И вот у тех матерей-одиночек, которые работают на Ордена Трудового Красного Знамени Вышневолоцком Хлопчатобумажном комбинате или на Ивановском ордена Ленина Камвольном комбинате им. В.И. Ленина, утром нет в плите газа, чтобы сварить ребенку манную кашку. Кошмар! Утром цеха пустые, работницы не пришли. Никаких забастовок при Социализме не положено — но дитя-то накормить надо?! Старые дровяные печки сломаны, а и где взять дрова! Кинулись в магазины за электроплитками, а кто их завез сверх общесоюзной нормы? Мужики, может быть, сочинили бы какие ни то “козлы” из нихромовой проволоки, ну, а женщины?
Скандал получился всесоюзного масштаба. И технический прогресс в виде нефтехимии отменять нельзя, и текстильную отрасль не закроешь. В итоге привоз сжиженного газа в хлопковые города восстановили, но сильно уменьшили, а на пиролиз для химиков подали вдобавок к пропан-бутану еще и самый обычный бензин из нефти, оторвав его у автобензинщиков. Впрочем, вскоре открытие громадных сибирских нефтяных и газовых месторождений позволило обо всем этом забыть.

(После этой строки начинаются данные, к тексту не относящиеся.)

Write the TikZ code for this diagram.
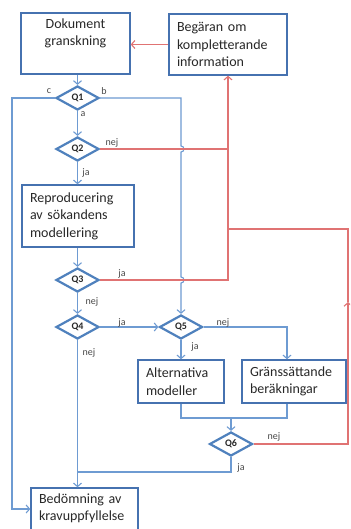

В 1962-м отца послали в длительную командировку в Британию. Внешторг покупал у “Импириал Кемикл Индастриз” несколько заводов по производству полимерных волокон. Отец поехал как эксперт, провел в Лондоне месяца три. Я несколько лет назад был на площади Тэвисток-сквер, видел Тэвисток-отель, в котором он жил. Тоже была для него очень познавательная поездка, многое понял о мире, что, впрочем, его большевистскую твердокаменность не разрушило. По возвращении он несколько раз в большой аудитории рассказывал о своих впечатлениях, в том числе и у нас в школе. Имел успех. Он, вообще, был великолепным рассказчиком и очень обаятельным человеком. Я уж старался не водить своих девушек домой, чтобы они не сменили ненароком прицел.
Но и дома, конечно, рассказам конца не было. Лондон все же! Среди прочего до сего дня запомнилась история, как их пригласил к себе в недавно приобретенный замок вице-президент Ай Си Ай, коренастый веселый и, как положено, рыжий ирландец. Вечер, они у камина, хозяин предлагает выпить и спрашивает — кому что? Папа мой сходу отвечает: “Джин-энд-тоник”. Привык уже. Дворецкий, который и собирает пожелания, несколько замялся и сказал, что “попробует найти”. Отец никак не предполагал дефицитности джина либо тоника и, когда батлер ушел за напитками, спросил у хозяина причину заминки. Тот сразу ответил: “Джентльмены после обеда джин не пьют”. И продолжил: “Впрочем, и так было ясно, что вы не джентльмены”.
Ну, сами понимаете суровую долю советского человека за границей. Отец внутренне сгруппировался, пришел в состояние готовности к отпору антисоветским провокациям и выпадам, а капиталистическая акула, улыбаясь, разъясняет: “Вы же не можете быть джентльменами, если вы гости у меня-неджентльмена. Замок-то я купил недавно у лорда Имярек, и дворецкий мне достался по наследству от него. Я постоянно замечаю, что он просто кипит от моей неаристократичности и от демократического круга моих гостей и партнеров”. Ну, отлегло!
Однако, всему хорошему приходит конец. Пришел конец и работе в совнархозе. Весной 1963-го совнархозы еще не закрывались (это произошло еще через полтора года сразу после неожиданного перехода Н.С.Хрущева от мировых дел к огородничеству). Но они реорганизовывались. Скажем, сливались Татарский, Башкирский и Куйбышевский совнархозы в один большой Средневолжский. Председателем назначали известного нефтяника-буровика, старого знакомого отца, который и пригласил его в Куйбышев на должность начальника производственно-технического отдела.
На некоторое время отец задумался. Он уже врос в свою совнархозовскую работу, его начали интересовать вопросы логистики и размещения мощностей. Все-таки, от переезда в Куйбышев отец отказался. Он уже к тому времени прирос к Башкирии, к Уфе. Да и хотелось вернуться в созданный им НИИ. Акимова перевели директором на Черниковский НПЗ, а оттуда он вскоре уехал в Москву в министерство, а Александр Сергеевич вернулся в институт. Было это в марте 1963-го, и мы почти сразу переехали из старой части Уфы, где жили, когда отец работал в совнархозе, назад в Черниковск, который тем временем стал частью города Уфы. В этой квартире отец уже жил до своей смерти.